Task prompt: Copy all of the material exactly. Pictures are not to appear in the copy.

Start of Data listing

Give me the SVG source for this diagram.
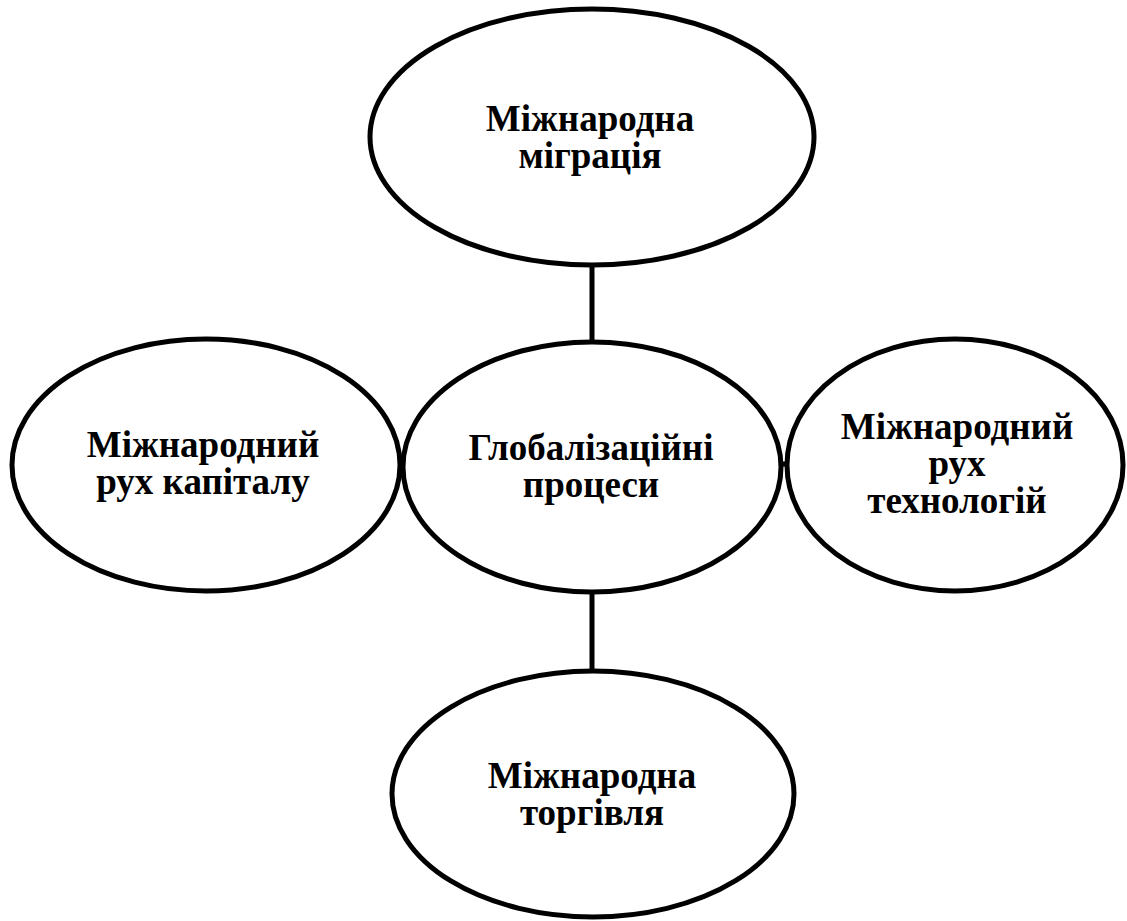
<svg xmlns="http://www.w3.org/2000/svg" width="1127" height="921" viewBox="0 0 1127 921">
<style>
.n{fill:#fff;stroke:#000;stroke-width:5}
.c{stroke:#000;stroke-width:5;fill:none}
.t{font-family:'Liberation Serif','DejaVu Serif',serif;font-weight:bold;font-size:37px;text-anchor:middle;fill:#000}
</style>
<rect width="1127" height="921" fill="#fff"/>
<g id="connectors">
<line class="c" x1="592" y1="264" x2="592" y2="342"/>
<line class="c" x1="592" y1="592" x2="592" y2="672"/>
<line class="c" x1="398" y1="465" x2="406" y2="465"/>
<line class="c" x1="778" y1="464" x2="790" y2="464"/>
</g>
<g id="top">
<ellipse class="n" cx="592" cy="137" rx="222" ry="128"/>
<text class="t" font-family="Liberation Serif, serif" x="590" y="131">Міжнародна</text>
<text class="t" font-family="Liberation Serif, serif" x="590" y="168">міграція</text>
</g>
<g id="left">
<ellipse class="n" cx="206" cy="465" rx="194" ry="126"/>
<text class="t" font-family="Liberation Serif, serif" x="203" y="457">Міжнародний</text>
<text class="t" font-family="Liberation Serif, serif" x="203" y="494">рух капіталу</text>
</g>
<g id="right">
<ellipse class="n" cx="955" cy="465" rx="168" ry="126"/>
<text class="t" font-family="Liberation Serif, serif" x="957" y="439">Міжнародний</text>
<text class="t" font-family="Liberation Serif, serif" x="957" y="476">рух</text>
<text class="t" font-family="Liberation Serif, serif" x="957" y="513">технологій</text>
</g>
<g id="center">
<ellipse class="n" cx="592" cy="467" rx="189" ry="125"/>
<text class="t" font-family="Liberation Serif, serif" x="591" y="460">Глобалізаційні</text>
<text class="t" font-family="Liberation Serif, serif" x="591" y="497">процеси</text>
</g>
<g id="bottom">
<ellipse class="n" cx="593" cy="794" rx="201" ry="123"/>
<text class="t" font-family="Liberation Serif, serif" x="592" y="788">Міжнародна</text>
<text class="t" font-family="Liberation Serif, serif" x="592" y="825">торгівля</text>
</g>
</svg>
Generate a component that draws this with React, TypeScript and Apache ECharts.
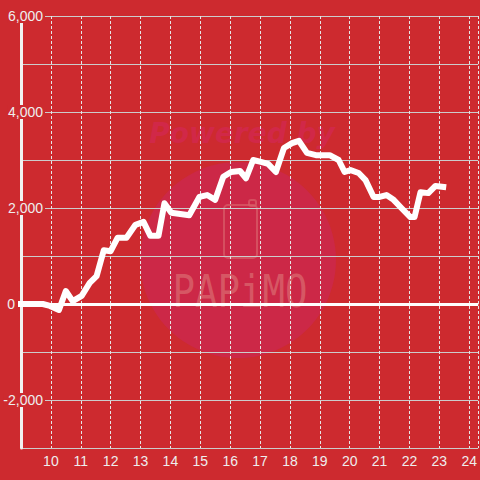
import React, { useEffect, useRef } from "react";
import * as echarts from "echarts";

// hour of day, cumulative value
const hours = [9.0, 9.73, 9.97, 10.27, 10.5, 10.73, 11.03, 11.3, 11.53, 11.77, 12.0, 12.23, 12.53, 12.83, 13.1, 13.33, 13.6, 13.8, 14.03, 14.63, 14.97, 15.23, 15.5, 15.77, 16.03, 16.33, 16.53, 16.77, 17.03, 17.27, 17.53, 17.8, 18.07, 18.3, 18.57, 18.87, 19.33, 19.63, 19.83, 20.03, 20.3, 20.53, 20.8, 21.0, 21.23, 21.47, 21.73, 22.03, 22.17, 22.37, 22.63, 22.87, 23.13];
const values = [0, 0, -40, -125, 270, 60, 170, 440, 580, 1120, 1100, 1380, 1380, 1650, 1710, 1420, 1420, 2100, 1900, 1850, 2230, 2270, 2170, 2650, 2750, 2770, 2620, 3000, 2960, 2920, 2750, 3250, 3350, 3400, 3150, 3100, 3100, 3000, 2750, 2790, 2730, 2580, 2230, 2230, 2270, 2170, 2000, 1810, 1810, 2330, 2310, 2460, 2440];
const xTickLabels = ["10", "11", "12", "13", "14", "15", "16", "17", "18", "19", "20", "21", "22", "23", "24"];
const yTickLabels = ["-2,000", "0", "2,000", "4,000", "6,000"];

const BG = "#cd2a2f";

export default function App() {
  const ref = useRef<HTMLDivElement>(null);
  useEffect(() => {
    const chart = echarts.init(ref.current!, undefined, { renderer: "svg" });
    const data = hours.map((h, i) => [h, values[i]]);
    chart.setOption({
      animation: false,
      backgroundColor: BG,
      textStyle: { fontFamily: "Liberation Sans" },
      grid: { left: 21, right: 0, top: 16, bottom: 32, containLabel: false },
      graphic: [
        { type: "circle", z: -10, shape: { cx: 238, cy: 260, r: 98 }, style: { fill: "#cc2847" }, silent: true },
        {
          type: "text", z: -9, x: 242, y: 133, silent: true,
          style: { text: "Powered by", fontFamily: "DejaVu Sans", fontWeight: "bold", fontStyle: "italic", fontSize: 28, fill: "#d12848", align: "center", verticalAlign: "middle" },
        },
        { type: "rect", z: -9, silent: true, shape: { x: 224, y: 205, width: 33, height: 53, r: 4 }, style: { fill: "none", stroke: "#d9606a", lineWidth: 2, opacity: 0.7 } },
        { type: "rect", z: -9, silent: true, shape: { x: 249, y: 200, width: 7, height: 6, r: 2 }, style: { fill: "none", stroke: "#d9606a", lineWidth: 2, opacity: 0.7 } },
        {
          type: "text", z: -9, x: 240, y: 292, scaleX: 0.85, silent: true,
          style: { text: "PAPiMO", fontFamily: "DejaVu Sans Mono", fontSize: 44, fill: "#d8606a", align: "center", verticalAlign: "middle", opacity: 0.85 },
        },
      ],
      xAxis: {
        type: "value",
        min: 9,
        max: 24.3,
        interval: 1,
        axisLine: { show: false },
        axisTick: { show: false },
        axisLabel: {
          color: "#eeeeee",
          fontSize: 14,
          margin: 6,
          showMinLabel: false,
          showMaxLabel: false,
          formatter: (v: number) => {
            const s = String(Math.round(v));
            return Math.abs(v - Math.round(v)) < 1e-6 && xTickLabels.includes(s) ? s : "";
          },
        },
        splitLine: { show: true, lineStyle: { color: "#e6e6e6", width: 1, type: [3, 2] } },
      },
      yAxis: {
        type: "value",
        min: -3000,
        max: 6000,
        interval: 1000,
        axisLine: { show: true, lineStyle: { color: "#f2f2f2", width: 3 } },
        axisTick: { show: false },
        axisLabel: {
          margin: -24,
          formatter: (v: number) => {
            const s = v.toLocaleString("en-US");
            if (!yTickLabels.includes(s)) return "";
            return v === 0 ? "{z|" + s + "}" : "{b|" + s + "}";
          },
          rich: {
            b: { color: "#eeeeee", fontSize: 14, lineHeight: 14, backgroundColor: BG, padding: [0, 2, 0, 0], fontFamily: "Liberation Sans" },
            z: { color: "#eeeeee", fontSize: 14, lineHeight: 14, padding: [0, 30, 0, 0], fontFamily: "Liberation Sans" },
          },
        },
        splitLine: { show: true, lineStyle: { color: "#cccccc", width: 1 } },
      },
      series: [
        {
          type: "line",
          data,
          symbol: "none",
          lineStyle: { color: "#ffffff", width: 6, cap: "square", join: "round" },
          markLine: {
            silent: true,
            symbol: ["none", "none"],
            label: { show: false },
            lineStyle: { color: "#ffffff", width: 3, type: "solid" },
            data: [{ yAxis: 0 }],
          },
        },
      ],
    });
    return () => chart.dispose();
  }, []);
  return <div ref={ref} style={{ position: "fixed", left: 0, top: 0, width: 480, height: 480 }} />;
}
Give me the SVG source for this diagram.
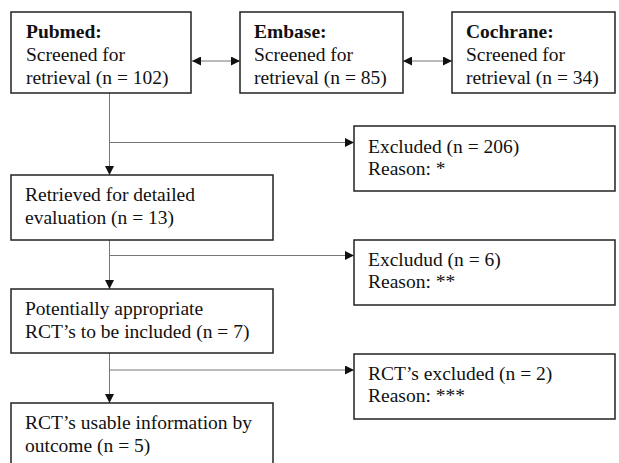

End of Data listing

Solved problem:
Give me the SVG source for this diagram.
<svg xmlns="http://www.w3.org/2000/svg" width="1127" height="921" viewBox="0 0 1127 921">
<style>
.n{fill:#fff;stroke:#000;stroke-width:5}
.c{stroke:#000;stroke-width:5;fill:none}
.t{font-family:'Liberation Serif','DejaVu Serif',serif;font-weight:bold;font-size:37px;text-anchor:middle;fill:#000}
</style>
<rect width="1127" height="921" fill="#fff"/>
<g id="connectors">
<line class="c" x1="592" y1="264" x2="592" y2="342"/>
<line class="c" x1="592" y1="592" x2="592" y2="672"/>
<line class="c" x1="398" y1="465" x2="406" y2="465"/>
<line class="c" x1="778" y1="464" x2="790" y2="464"/>
</g>
<g id="top">
<ellipse class="n" cx="592" cy="137" rx="222" ry="128"/>
<text class="t" font-family="Liberation Serif, serif" x="590" y="131">Міжнародна</text>
<text class="t" font-family="Liberation Serif, serif" x="590" y="168">міграція</text>
</g>
<g id="left">
<ellipse class="n" cx="206" cy="465" rx="194" ry="126"/>
<text class="t" font-family="Liberation Serif, serif" x="203" y="457">Міжнародний</text>
<text class="t" font-family="Liberation Serif, serif" x="203" y="494">рух капіталу</text>
</g>
<g id="right">
<ellipse class="n" cx="955" cy="465" rx="168" ry="126"/>
<text class="t" font-family="Liberation Serif, serif" x="957" y="439">Міжнародний</text>
<text class="t" font-family="Liberation Serif, serif" x="957" y="476">рух</text>
<text class="t" font-family="Liberation Serif, serif" x="957" y="513">технологій</text>
</g>
<g id="center">
<ellipse class="n" cx="592" cy="467" rx="189" ry="125"/>
<text class="t" font-family="Liberation Serif, serif" x="591" y="460">Глобалізаційні</text>
<text class="t" font-family="Liberation Serif, serif" x="591" y="497">процеси</text>
</g>
<g id="bottom">
<ellipse class="n" cx="593" cy="794" rx="201" ry="123"/>
<text class="t" font-family="Liberation Serif, serif" x="592" y="788">Міжнародна</text>
<text class="t" font-family="Liberation Serif, serif" x="592" y="825">торгівля</text>
</g>
</svg>
Generate a component that draws this with React, TypeScript and Apache ECharts.
import React, { useEffect, useRef } from "react";
import * as echarts from "echarts";

// hour of day, cumulative value
const hours = [9.0, 9.73, 9.97, 10.27, 10.5, 10.73, 11.03, 11.3, 11.53, 11.77, 12.0, 12.23, 12.53, 12.83, 13.1, 13.33, 13.6, 13.8, 14.03, 14.63, 14.97, 15.23, 15.5, 15.77, 16.03, 16.33, 16.53, 16.77, 17.03, 17.27, 17.53, 17.8, 18.07, 18.3, 18.57, 18.87, 19.33, 19.63, 19.83, 20.03, 20.3, 20.53, 20.8, 21.0, 21.23, 21.47, 21.73, 22.03, 22.17, 22.37, 22.63, 22.87, 23.13];
const values = [0, 0, -40, -125, 270, 60, 170, 440, 580, 1120, 1100, 1380, 1380, 1650, 1710, 1420, 1420, 2100, 1900, 1850, 2230, 2270, 2170, 2650, 2750, 2770, 2620, 3000, 2960, 2920, 2750, 3250, 3350, 3400, 3150, 3100, 3100, 3000, 2750, 2790, 2730, 2580, 2230, 2230, 2270, 2170, 2000, 1810, 1810, 2330, 2310, 2460, 2440];
const xTickLabels = ["10", "11", "12", "13", "14", "15", "16", "17", "18", "19", "20", "21", "22", "23", "24"];
const yTickLabels = ["-2,000", "0", "2,000", "4,000", "6,000"];

const BG = "#cd2a2f";

export default function App() {
  const ref = useRef<HTMLDivElement>(null);
  useEffect(() => {
    const chart = echarts.init(ref.current!, undefined, { renderer: "svg" });
    const data = hours.map((h, i) => [h, values[i]]);
    chart.setOption({
      animation: false,
      backgroundColor: BG,
      textStyle: { fontFamily: "Liberation Sans" },
      grid: { left: 21, right: 0, top: 16, bottom: 32, containLabel: false },
      graphic: [
        { type: "circle", z: -10, shape: { cx: 238, cy: 260, r: 98 }, style: { fill: "#cc2847" }, silent: true },
        {
          type: "text", z: -9, x: 242, y: 133, silent: true,
          style: { text: "Powered by", fontFamily: "DejaVu Sans", fontWeight: "bold", fontStyle: "italic", fontSize: 28, fill: "#d12848", align: "center", verticalAlign: "middle" },
        },
        { type: "rect", z: -9, silent: true, shape: { x: 224, y: 205, width: 33, height: 53, r: 4 }, style: { fill: "none", stroke: "#d9606a", lineWidth: 2, opacity: 0.7 } },
        { type: "rect", z: -9, silent: true, shape: { x: 249, y: 200, width: 7, height: 6, r: 2 }, style: { fill: "none", stroke: "#d9606a", lineWidth: 2, opacity: 0.7 } },
        {
          type: "text", z: -9, x: 240, y: 292, scaleX: 0.85, silent: true,
          style: { text: "PAPiMO", fontFamily: "DejaVu Sans Mono", fontSize: 44, fill: "#d8606a", align: "center", verticalAlign: "middle", opacity: 0.85 },
        },
      ],
      xAxis: {
        type: "value",
        min: 9,
        max: 24.3,
        interval: 1,
        axisLine: { show: false },
        axisTick: { show: false },
        axisLabel: {
          color: "#eeeeee",
          fontSize: 14,
          margin: 6,
          showMinLabel: false,
          showMaxLabel: false,
          formatter: (v: number) => {
            const s = String(Math.round(v));
            return Math.abs(v - Math.round(v)) < 1e-6 && xTickLabels.includes(s) ? s : "";
          },
        },
        splitLine: { show: true, lineStyle: { color: "#e6e6e6", width: 1, type: [3, 2] } },
      },
      yAxis: {
        type: "value",
        min: -3000,
        max: 6000,
        interval: 1000,
        axisLine: { show: true, lineStyle: { color: "#f2f2f2", width: 3 } },
        axisTick: { show: false },
        axisLabel: {
          margin: -24,
          formatter: (v: number) => {
            const s = v.toLocaleString("en-US");
            if (!yTickLabels.includes(s)) return "";
            return v === 0 ? "{z|" + s + "}" : "{b|" + s + "}";
          },
          rich: {
            b: { color: "#eeeeee", fontSize: 14, lineHeight: 14, backgroundColor: BG, padding: [0, 2, 0, 0], fontFamily: "Liberation Sans" },
            z: { color: "#eeeeee", fontSize: 14, lineHeight: 14, padding: [0, 30, 0, 0], fontFamily: "Liberation Sans" },
          },
        },
        splitLine: { show: true, lineStyle: { color: "#cccccc", width: 1 } },
      },
      series: [
        {
          type: "line",
          data,
          symbol: "none",
          lineStyle: { color: "#ffffff", width: 6, cap: "square", join: "round" },
          markLine: {
            silent: true,
            symbol: ["none", "none"],
            label: { show: false },
            lineStyle: { color: "#ffffff", width: 3, type: "solid" },
            data: [{ yAxis: 0 }],
          },
        },
      ],
    });
    return () => chart.dispose();
  }, []);
  return <div ref={ref} style={{ position: "fixed", left: 0, top: 0, width: 480, height: 480 }} />;
}
Give me the SVG source for this diagram.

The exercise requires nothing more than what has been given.